Ditch Your New Year’s Resolutions… And Create a Very Successful 2015

Old father timeAs we prepare to close out 2014 and begin 2015, most of us are starting to think about new year’s resolutions. 2014 is nearly gone and we get a fresh clean slate in 2015. It is a good time to step back from your business and re-assess: How did you do this year? Did you hit your profit and revenue goals? Did you execute against your strategic plan? Did you have a strategic plan? It’s so easy to get so caught up in the day to day activities of running a business only to find yourself at the end of yet another year. Those goals you laid out…still untouched. Those aspirations you had for what life would look like…still aspirations. You can vow that next year will be different, but studies show that if you don’t DO something different, build new habits into your schedule and routine, that within a few short weeks – it will be back to ‘business as usual’.

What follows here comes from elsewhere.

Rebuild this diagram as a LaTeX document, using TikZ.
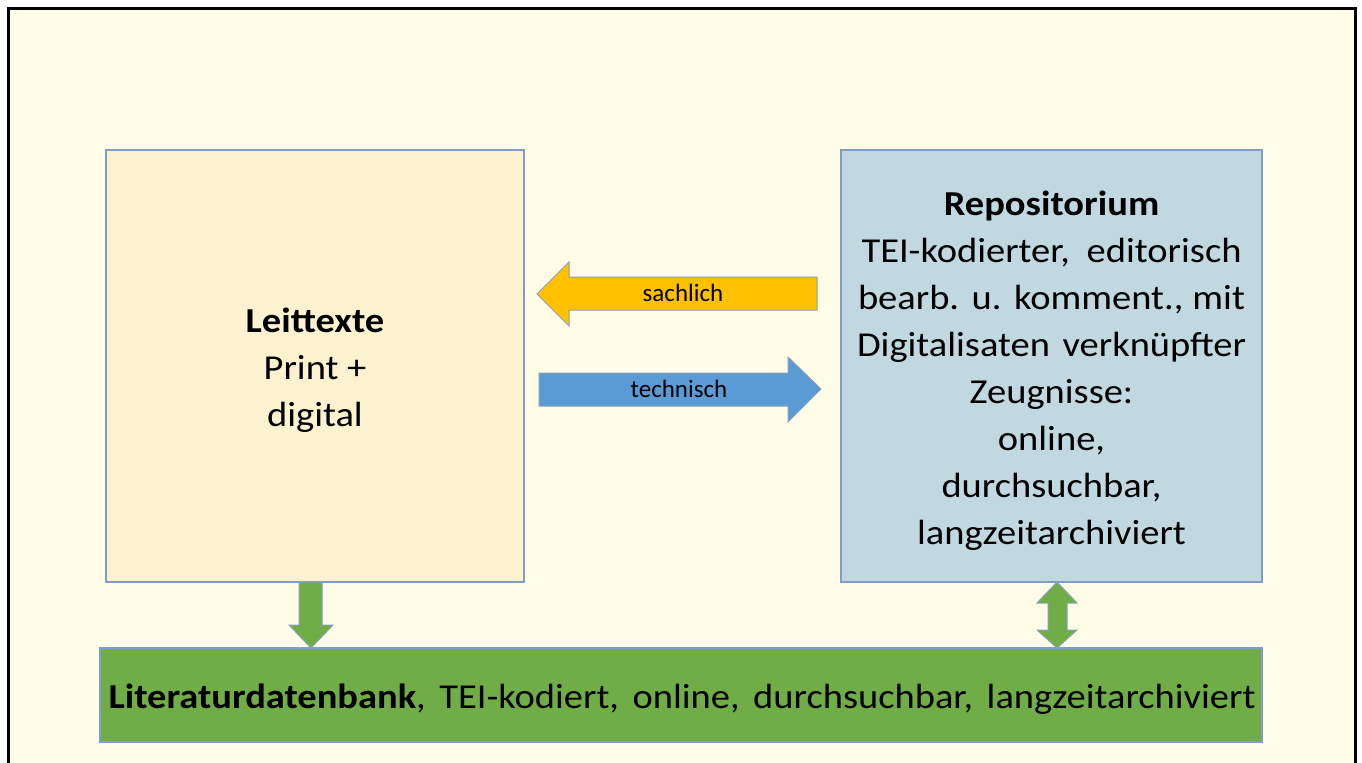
\documentclass[tikz,border=0pt]{standalone}
\usepackage{fontspec}
\setmainfont{Carlito}
\newfontfamily\widefont{Carlito}[FakeStretch=1.1]
\definecolor{bgpage}{HTML}{FFFDE8}
\definecolor{leftfill}{HTML}{FCF2CF}
\definecolor{rightfill}{HTML}{C2D8E0}
\definecolor{boxline}{HTML}{7F9DC6}
\definecolor{greenfill}{HTML}{70AD47}
\definecolor{yellowfill}{HTML}{FFC000}
\definecolor{bluefill}{HTML}{5B9BD5}
\definecolor{arrowline}{HTML}{8AA0B8}
\begin{document}
\begin{tikzpicture}[x=0.5pt,y=-0.5pt,
  box/.style={draw=boxline, line width=0.6pt, inner sep=0pt},
  boxtext/.style={inner sep=0pt, align=center,
    font=\widefont\fontsize{17.5}{23.5}\selectfont},
  blockarrow/.style={draw=arrowline, line width=0.5pt},
  arrowlabel/.style={inner sep=0pt, font=\fontsize{12.5}{15}\selectfont}]
\useasboundingbox (0,0) rectangle (1362,762);
\fill[white] (0,0) rectangle (1362,762);
\begin{scope}
  \clip (0,0) rectangle (1362,762);
  \filldraw[fill=bgpage, draw=black, line width=1.5pt] (8,8) rectangle (1355,790);
\end{scope}
% boxes
\node[box, fill=leftfill, minimum width=209pt, minimum height=216pt] (leit) at (315,366) {};
\node[boxtext] (leittext) at ([yshift=-2.2pt]leit.center)
  {\textbf{Leittexte}\\Print +\\digital};
\node[box, fill=rightfill, minimum width=210.5pt, minimum height=216pt] (repo) at (1051.5,366) {};
\node[boxtext] (repotext) at ([yshift=-2.4pt]repo.center)
  {\textbf{Repositorium}\\
   \makebox[190pt][s]{TEI-kodierter, editorisch}\\
   \makebox[193.5pt][s]{bearb. u. komment., mit}\\
   \makebox[194.5pt][s]{Digitalisaten verknüpfter}\\
   Zeugnisse:\\online,\\durchsuchbar,\\langzeitarchiviert};
\node[box, fill=greenfill, minimum width=581pt, minimum height=47pt] (lit) at (681,695) {};
\node[boxtext] (littext) at ([xshift=0.5pt,yshift=-2pt]lit.center)
  {\makebox[573.5pt][s]{\textbf{Literaturdatenbank}, TEI-kodiert, online, durchsuchbar, langzeitarchiviert}};
% block arrows
\filldraw[blockarrow, fill=yellowfill] (817,277) -- (569,277) -- (569,262) -- (537,294)
  -- (569,326) -- (569,310) -- (817,310) -- cycle;
\node[arrowlabel] (sachlich) at (683,293) {sachlich};
\filldraw[blockarrow, fill=bluefill] (539,373) -- (788,373) -- (788,357) -- (821,389)
  -- (788,422) -- (788,406) -- (539,406) -- cycle;
\node[arrowlabel] (technisch) at (679,389) {technisch};
\filldraw[blockarrow, fill=greenfill] (299,582) -- (322,582) -- (322,625) -- (333,625)
  -- (311,648) -- (289,625) -- (299,625) -- cycle;
\filldraw[blockarrow, fill=greenfill] (1057,582) -- (1077,603) -- (1067,603) -- (1067,630)
  -- (1077,630) -- (1057,648) -- (1037,630) -- (1048,630) -- (1048,603) -- (1037,603) -- cycle;
\end{tikzpicture}
\end{document}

So let’s agree to make 2015 different.

Building a Sustainable Habit

To build a sustainable habit, there are several factors that need to be addressed. You must:

  1. Identify your new habit. Duh… but without this critical step, you won’t build one. Let’s agree to spend just 15 minutes each day week working ON your business. That’s less than 5% of your day. Surely you can carve that out in order to build profit, revenue and value into your organization.
  2. Have an emotionally compelling reason to build the habit. Building a new habit is hard. If there is no emotionally compelling reason, you won’t stick with it. My emotionally compelling reason to do a daily business review is that it will ensure I invest in and on my business. Fifteen minutes each day, 5 days each week gives me over 60 hours/year to focus on my business. That’s a week and a half each year. I think that’s a terrific investment, but if I don’t build the habit, at best I do it in spurts.
  3. Find a natural time in your daily routine to add your habit that triggers you to do the habit. I add daily business focus to my daily routine right after I brush my teeth every morning. Brushing my teeth becomes a cue to do the new behavior.
  4. Determine how you are going to do the new habit. What exactly will it look like, feel like? I start with a review of my overall goals for the year, then my goals for the week that feed that. Then I put some time into moving one focus area forward. It could be building an action plan, organizing a meeting, mapping out a new strategy, etc…
  5. Identify a place to do the new habit. If you are starting a daily business review, where will you sit? Setting a location ensures a place for your habit, and when you are in the destination, you are more likely to trigger the habit. I carved out a space in my home office to do my daily business review. When I look at the space, I am reminded of the value of that activity.
  6. Set up the tools you will need to do your new habit and set them up in the place you will do the habit. What will you need at your fingertips? For my business review, I need my business goals and priorities, and my weekly work plan. I also need my laptop, journal, pens, and stickies. As I am focused ON the business, I recognize additional activities that need to be done IN the business so I keep stickies handy to jot them down. That helps me stay focused.
  7. Imagine yourself doing it right. Walk yourself through mentally how you look, feel when you are doing it well. I imagine myself sitting at my home office desk doing good quality thinking and planning and starting my day with a focus and intentionality I can be proud of.
  8. Find a habit-forming partner who will do this process with you. Their new habit may be different than yours, but the accountability and support of having a buddy who is as committed to implementing their new habit as you are to implementing yours can further enhance your likelihood of making it stick.

What one new habit can revolutionize your business?

Take 15 minutes today to figure out what new habit you can build into your routine that will make 2015 a breakthrough year for you and your company, then go through these steps and design your new habit forming system.

May you have a joyful and prosperous 2015.